I have Chellie Carroll's coloring book on “Pride and Prejudice” and I have enjoyed coloring that book. While the subject matter is wildly different, Ms. Carroll's artwork is similarly skilled in both books.
This is what I found while coloring in this book and testing my coloring medium of the paper.
More than 90 Storybook designs pages (including two pages of the folklore of “fangs” done in an old-fashioned design concept with an interesting font.)
Designs are printed on both sides of the page
Paper is heavyweight, white, slightly smooth, and non-perforated.
Sewn Binding which makes it easy to remove several pages at a time by snipping a few threads.

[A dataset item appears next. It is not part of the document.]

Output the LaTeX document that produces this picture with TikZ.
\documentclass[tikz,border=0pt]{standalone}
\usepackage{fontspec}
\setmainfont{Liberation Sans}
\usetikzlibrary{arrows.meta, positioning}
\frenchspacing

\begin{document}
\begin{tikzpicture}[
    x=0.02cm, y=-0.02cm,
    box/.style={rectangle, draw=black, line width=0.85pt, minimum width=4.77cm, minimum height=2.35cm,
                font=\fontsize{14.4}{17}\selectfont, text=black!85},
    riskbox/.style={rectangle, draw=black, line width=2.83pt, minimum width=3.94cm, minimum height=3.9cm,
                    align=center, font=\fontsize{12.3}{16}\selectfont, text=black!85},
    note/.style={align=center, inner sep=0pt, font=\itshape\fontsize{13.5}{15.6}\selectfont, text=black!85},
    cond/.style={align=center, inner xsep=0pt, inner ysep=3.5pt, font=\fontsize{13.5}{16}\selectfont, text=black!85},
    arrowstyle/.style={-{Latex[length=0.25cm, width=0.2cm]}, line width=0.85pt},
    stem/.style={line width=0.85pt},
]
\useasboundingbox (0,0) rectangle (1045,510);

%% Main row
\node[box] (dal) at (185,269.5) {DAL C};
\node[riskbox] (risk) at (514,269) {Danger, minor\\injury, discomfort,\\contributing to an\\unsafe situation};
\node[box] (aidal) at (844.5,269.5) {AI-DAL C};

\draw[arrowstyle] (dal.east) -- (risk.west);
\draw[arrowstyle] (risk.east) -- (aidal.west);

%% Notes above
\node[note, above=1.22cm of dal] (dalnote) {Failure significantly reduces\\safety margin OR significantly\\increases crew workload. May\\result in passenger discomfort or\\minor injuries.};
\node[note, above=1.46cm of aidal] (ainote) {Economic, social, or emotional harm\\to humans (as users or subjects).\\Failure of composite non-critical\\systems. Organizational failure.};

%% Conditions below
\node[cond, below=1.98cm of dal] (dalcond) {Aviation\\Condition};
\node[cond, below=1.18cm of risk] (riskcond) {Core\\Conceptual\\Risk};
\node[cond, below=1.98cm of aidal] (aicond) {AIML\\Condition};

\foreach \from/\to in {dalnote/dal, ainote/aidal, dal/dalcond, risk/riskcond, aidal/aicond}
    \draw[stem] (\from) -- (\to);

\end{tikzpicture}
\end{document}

If you remove pages in this fashion, you won't cut away essential portions of the designs.
Designs merge into the binding area.
Some designs spread across two pages with essential elements merging into the binding area.
My copy of the book lined up well on the two-page designs with only a couple being slightly off.
I could get the book to lay fairly flat by breaking (or creasing) the spine.
Alcohol-based markers bleed through slightly on this paper.
Water based marker, gel pens and India ink pens did not bleed through this paper or leave shadows on the back of the page.
Colored pencils did well with this paper. I was able to color with light or heavy pigment, layer and blend (using a blender stick) with both oil and wax-based pencils.